IR in uncertain times: Ricardo Alvial of Enersis

Ricardo Alvial, the investment and risks officer at Chile’s Enersis, has been responsible for the company’s IR for the past 15 years. Here, he offers his advice on dealing with the current economic crisis

The first step in any crisis should always be to acknowledge its cause, and the current decline in global markets was surely triggered by growing uncertainty. Once the irregularities became apparent, confidence evaporated; consequently, banking relationships folded, trust waned and people everywhere began looking out for themselves.

The cold, hard numbers once again proved to be just that: mere figures, mere symbols. Ratios turned out to be no more than theoretical creations that, taken out of context, were only marginally useful, if useful at all. Apparently, sophisticated analysts and investors, including the ratings agencies, had forgotten the hard lessons learned before. So, once again, lack of credibility and rigorous analysis gave the crisis sufficient momentum for uncertainty to become the controlling factor in market behavior.

Dealing with doubt
Much has been written about the crisis. Business schools and government policy departments are overrun with papers about the consequences, potential solutions, critical opinions, policy proposals, and so on. But in the real world, where corporate officers are daily trying to boost investor and bondholder confidence, the task is more specific and challenging: it is, above all, to diminish uncertainty. This is without doubt the top priority for IR right now. 

IROs must do their best to secure precise information and present it in easily understood, simple terms. And they should remember that numbers are not the only tools for reducing uncertainty. Too many companies have boasted generous ratios, only for these to prove meaningless as their business has grown increasingly unstable. 

Reports from risk agencies have also been found wanting. According to the agencies themselves, their role is to provide an idea of the timeframe and nature of companies’ ability to repay their debts or meet their obligations. Again, however, the numeric indicators have failed to provide useful early-warning signs. 

All of the above reinforces the premise that the most effective way to reduce uncertainty is to return to the business fundamentals of the company. Figures act only as confirmation of virtues and to provide greater certainty of revenues – that’s all.

A few months ago at an investors’ conference I asked the panelists what was the best lesson they had learned in 2008. I expected to hear some degree of self-criticism, given that only six months before these same portfolio managers had been recommending, without qualifi-cation, the buying or holding of securities whose value, as we subsequently discovered, was based on accounting and financial fiction. Yet only one of the three acknowledged that he had perhaps been over-reliant on the ‘quick screen view’ of ratios, peer comparisons and key figures.

Of course, the dynamics of business often demand a pace that is incompatible with rigorous analysis, but that is hardly a valid excuse for portfolio managers whose investors have lost billions of dollars.

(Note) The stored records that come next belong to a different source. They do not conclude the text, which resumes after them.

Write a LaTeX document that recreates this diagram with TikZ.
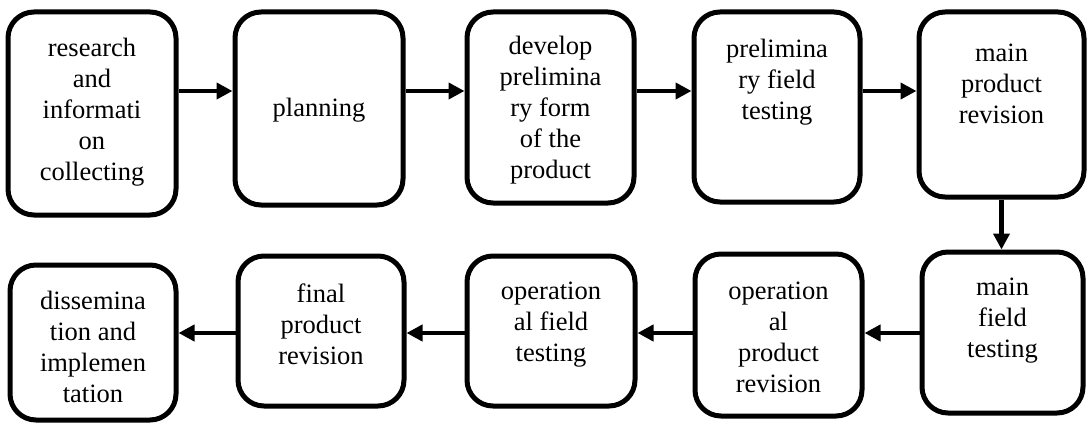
\documentclass[tikz,border=0pt]{standalone}
\usepackage{fontspec}
\setmainfont{Liberation Serif}
\usetikzlibrary{arrows.meta}
\begin{document}
\begin{tikzpicture}[x=1pt,y=-1pt,
  stage/.style={draw, line width=5pt, rounded corners=26pt, inner sep=0pt},
  words/.style={align=center, font=\fontsize{26.5}{31}\selectfont, inner sep=0pt},
  flow/.style={line width=4.3pt, -{Triangle[length=16pt,width=16pt]}}
]
\useasboundingbox (0,0) rectangle (1088,428);

% upper row, left to right
\node[stage, minimum width=168pt, minimum height=203pt] (b1) at (92,113.5) {};
\node[stage, minimum width=168pt, minimum height=193pt] (b2) at (319,108.5) {};
\node[stage, minimum width=167pt, minimum height=191pt] (b3) at (550.5,107.5) {};
\node[stage, minimum width=166pt, minimum height=190pt] (b4) at (777,107) {};
\node[stage, minimum width=165pt, minimum height=185pt] (b5) at (1001.5,104.5) {};

% lower row, right to left
\node[stage, minimum width=161pt, minimum height=161pt] (b6) at (1002.5,332.5) {};
\node[stage, minimum width=167pt, minimum height=162pt] (b7) at (778.5,335) {};
\node[stage, minimum width=168pt, minimum height=150pt] (b8) at (551,331) {};
\node[stage, minimum width=166pt, minimum height=150pt] (b9) at (321,331) {};
\node[stage, minimum width=166pt, minimum height=155pt] (b10) at (93,342.5) {};

% stage texts
\node[words] (t1) at (92,112.5) {research\\and\\informati\\on\\collecting};
\node[words] (t2) at (319,110) {planning};
\node[words] (t3) at (550.5,110.5) {develop\\prelimina\\ry form\\of the\\product};
\node[words] (t4) at (777,82.5) {prelimina\\ry field\\testing};
\node[words] (t5) at (1001.5,83.5) {main\\product\\revision};
\node[words] (t6) at (1002.5,321) {main\\field\\testing};
\node[words] (t7) at (778.5,337) {operation\\al\\product\\revision};
\node[words] (t8) at (551,325) {operation\\al field\\testing};
\node[words] (t9) at (321,324) {final\\product\\revision};
\node[words] (t10) at (93,347) {dissemina\\tion and\\implemen\\tation};

% arrow levels of the two rows
\coordinate (upper) at (0,91);
\coordinate (lower) at (0,333);

\draw[flow] (b1.east |- upper) -- (b2.west |- upper);
\draw[flow] (b2.east |- upper) -- (b3.west |- upper);
\draw[flow] (b3.east |- upper) -- (b4.west |- upper);
\draw[flow] (b4.east |- upper) -- (b5.west |- upper);
\draw[flow] (b5.south) -- (b5.south |- b6.north);
\draw[flow] (b6.west |- lower) -- (b7.east |- lower);
\draw[flow] (b7.west |- lower) -- (b8.east |- lower);
\draw[flow] (b8.west |- lower) -- (b9.east |- lower);
\draw[flow] (b9.west |- lower) -- (b10.east |- lower);
\end{tikzpicture}
\end{document}
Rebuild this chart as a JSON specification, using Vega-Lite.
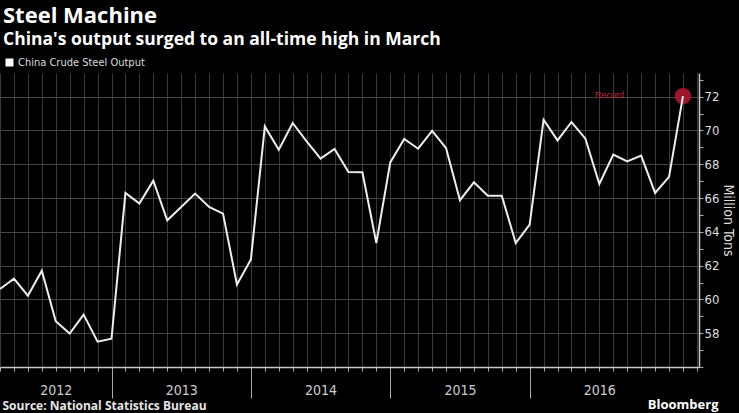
{
  "$schema": "https://vega.github.io/schema/vega-lite/v6.json",
  "width": 699,
  "height": 294,
  "autosize": {"type": "none"},
  "padding": {"top": 73, "left": 0, "right": 40, "bottom": 46},
  "background": "#000000",
  "title": {
    "text": "Steel Machine",
    "subtitle": "China's output surged to an all-time high in March",
    "anchor": "start",
    "frame": "group",
    "dx": 3,
    "offset": 8,
    "font": "Open Sans",
    "fontSize": 22,
    "fontWeight": "bold",
    "color": "#ffffff",
    "subtitleFont": "Open Sans",
    "subtitleFontSize": 17.5,
    "subtitleFontWeight": "bold",
    "subtitleColor": "#ffffff",
    "subtitlePadding": 3
  },
  "data": {
    "values": [
      {"i": 0, "v": 60.62}, {"i": 1, "v": 61.23}, {"i": 2, "v": 60.22}, {"i": 3, "v": 61.7},
      {"i": 4, "v": 58.71}, {"i": 5, "v": 57.98}, {"i": 6, "v": 59.1}, {"i": 7, "v": 57.5},
      {"i": 8, "v": 57.68}, {"i": 9, "v": 66.3}, {"i": 10, "v": 65.67}, {"i": 11, "v": 67.03},
      {"i": 12, "v": 64.68}, {"i": 13, "v": 65.47}, {"i": 14, "v": 66.26}, {"i": 15, "v": 65.47},
      {"i": 16, "v": 65.08}, {"i": 17, "v": 60.88}, {"i": 18, "v": 62.36}, {"i": 19, "v": 70.24},
      {"i": 20, "v": 68.86}, {"i": 21, "v": 70.44}, {"i": 22, "v": 69.36}, {"i": 23, "v": 68.33},
      {"i": 24, "v": 68.9}, {"i": 25, "v": 67.54}, {"i": 26, "v": 67.52}, {"i": 27, "v": 63.34},
      {"i": 28, "v": 68.11}, {"i": 29, "v": 69.5}, {"i": 30, "v": 68.92}, {"i": 31, "v": 69.97},
      {"i": 32, "v": 68.96}, {"i": 33, "v": 65.87}, {"i": 34, "v": 66.93}, {"i": 35, "v": 66.14},
      {"i": 36, "v": 66.14}, {"i": 37, "v": 63.34}, {"i": 38, "v": 64.43}, {"i": 39, "v": 70.64},
      {"i": 40, "v": 69.41}, {"i": 41, "v": 70.5}, {"i": 42, "v": 69.51}, {"i": 43, "v": 66.83},
      {"i": 44, "v": 68.57}, {"i": 45, "v": 68.17}, {"i": 46, "v": 68.51}, {"i": 47, "v": 66.3},
      {"i": 48, "v": 67.25}, {"i": 49, "v": 72.03}
    ]
  },
  "resolve": {"axis": {"x": "independent", "y": "independent"}},
  "layer": [
    {
      "transform": [{"filter": "datum.i == 49"}],
      "mark": {"type": "circle", "size": 270, "color": "#a8172f", "opacity": 0.92},
      "encoding": {
        "x": {
          "field": "i", "type": "quantitative",
          "scale": {"domain": [0, 50.15], "nice": false, "zero": false},
          "axis": {
            "orient": "bottom", "domain": false, "ticks": false, "labels": false, "grid": false,
            "title": "Bloomberg", "titleX": 718, "titleY": 41, "titleAlign": "right", "titleAnchor": "end",
            "titleBaseline": "alphabetic", "titleFont": "Open Sans", "titleFontSize": 13,
            "titleFontWeight": "bold", "titleColor": "#ffffff"
          }
        },
        "y": {
          "field": "v", "type": "quantitative",
          "axis": {
            "orient": "right", "values": [57,59,61,63,65,67,69,71,73],
            "domain": false, "labels": false, "grid": false, "title": null,
            "tickSize": 4, "tickColor": "#aaaaaa", "offset": 0
          }
        }
      }
    },
    {
      "mark": {"type": "line", "strokeWidth": 2},
      "encoding": {
        "x": {
          "field": "i", "type": "quantitative",
          "scale": {"domain": [0, 50.15], "nice": false, "zero": false},
          "axis": {
            "orient": "bottom",
            "values": [0,1,2,3,4,5,6,7,8,9,10,11,12,13,14,15,16,17,18,19,20,21,22,23,24,25,26,27,28,29,30,31,32,33,34,35,36,37,38,39,40,41,42,43,44,45,46,47,48,49,50],
            "grid": true, "gridColor": "#3a3a3a", "gridWidth": 1,
            "domainColor": "#c8c8c8", "domainWidth": 1.5,
            "tickColor": "#aaaaaa", "tickWidth": 1,
            "tickSize": {"condition": {"test": "indexof([8,18,28,38], datum.value) >= 0", "value": 31}, "value": 4},
            "labelExpr": "datum.value == 4 ? '2012' : datum.value == 13 ? '2013' : datum.value == 23 ? '2014' : datum.value == 33 ? '2015' : datum.value == 43 ? '2016' : ''",
            "labelFont": "DejaVu Sans Condensed, Roboto, sans-serif", "labelFontSize": 14, "labelColor": "#cccccc",
            "labelPadding": 12, "labelFlush": false, "labelOverlap": false, "labelBound": false,
            "title": "Source: National Statistics Bureau", "titleX": 2, "titleY": 42,
            "titleAlign": "left", "titleAnchor": "start", "titleBaseline": "alphabetic",
            "titleFont": "Open Sans", "titleFontSize": 12, "titleFontWeight": "bold", "titleColor": "#e6e6e6"
          }
        },
        "y": {
          "field": "v", "type": "quantitative",
          "scale": {"domain": [56, 73.4], "nice": false, "zero": false},
          "axis": {
            "orient": "right",
            "values": [56,58,60,62,64,66,68,70,72],
            "tickSize": 4, "tickColor": "#aaaaaa",
            "domainColor": "#c8c8c8", "domainWidth": 1.5,
            "grid": true, "gridWidth": 1, "gridColor": "#444444",
            "labelExpr": "datum.value > 56 ? datum.label : ''",
            "labelFont": "DejaVu Sans Condensed, Roboto, sans-serif", "labelFontSize": 13, "labelColor": "#dddddd",
            "labelPadding": 1, "labelOverlap": false, "labelBound": false,
            "title": "Million Tons", "titleFont": "DejaVu Sans Condensed, Roboto, sans-serif", "titleFontSize": 14,
            "titleFontWeight": "normal", "titleColor": "#dddddd", "titlePadding": 2
          }
        },
        "color": {
          "datum": "China Crude Steel Output",
          "scale": {"range": ["#eeeeee"]},
          "legend": {
            "orient": "none", "legendX": 4, "legendY": -16, "title": null,
            "symbolType": "square", "symbolSize": 64, "symbolFillColor": "#ffffff", "symbolStrokeWidth": 0,
            "labelFont": "DejaVu Sans Condensed, Roboto, sans-serif", "labelFontSize": 11, "labelColor": "#dddddd", "labelOffset": 3
          }
        }
      }
    },
    {
      "transform": [{"filter": "datum.i == 49"}],
      "mark": {"type": "text", "text": "Record", "align": "right", "baseline": "middle", "dx": -59, "dy": -1, "fontSize": 9, "font": "Liberation Sans", "color": "#c22340"},
      "encoding": {
        "x": {"field": "i", "type": "quantitative", "axis": null},
        "y": {"field": "v", "type": "quantitative", "axis": null}
      }
    }
  ],
  "config": {"view": {"stroke": null}}
}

So there needs to be significant change, and on both sides. On the investment side, the analyst or investor must put more time into understanding the fundamentals of the businesses in which he or she intends to invest. We have learned the devastating lesson of spending too little time on this. Good portfolio managers are not defined by the size of their portfolio but by how well they know the companies they recommend.

On the corporate side, the IR team must be trained to provide key information about the business. This entails having a complete understanding of the strategic foundation on which the company’s future is based, as well as real knowledge of how the company interacts with its economic environment and the threats to its revenue flow and long-term viability.

The IR team must have a sound background in accounting and finance so that it can grasp investor concerns and respond appropriately. It’s not about relying on generalities or getting lost in a sea of numbers; the goal is to find a sensible medium between these two extremes.

Putting things in perspective
Today, with most share prices depressed and every stock looking like a bargain, it is more important than ever to have a clear understanding of the corporate perspective and of what it is based upon. If an investor wants detailed information, therefore, the IRO must provide it as accurately as possible. If the equity investor is too focused on the maturity profile, cash, balance sheet protection, and so on, it is the IRO’s responsibility to supplement the basic disclosure requirements with a more comprehensive and context-based perspective.

This crisis may well have taught both investors and IR teams some important and positive lessons: on the one hand, not to accept numbers and ratios as being the absolute truth, however sophisticated the models may be; on the other hand, to convey a message that includes an accurate summary of business fundamentals and not to bore the investor with graphs, figures and ratios.

In an environment of uncertainty, it is difficult to boost trust, whatever the resources injected into the economy by governments. Unless there is certainty, it will continue to be difficult to have confidence in the value of securities, whether equity or debt.

In this context, the role of IROs is more important than ever, but analysts, investors and ratings agencies must also pull their weight.

Ricardo Alvial

Ricardo Alvial is the investment and risks officer at Chile's Enersis.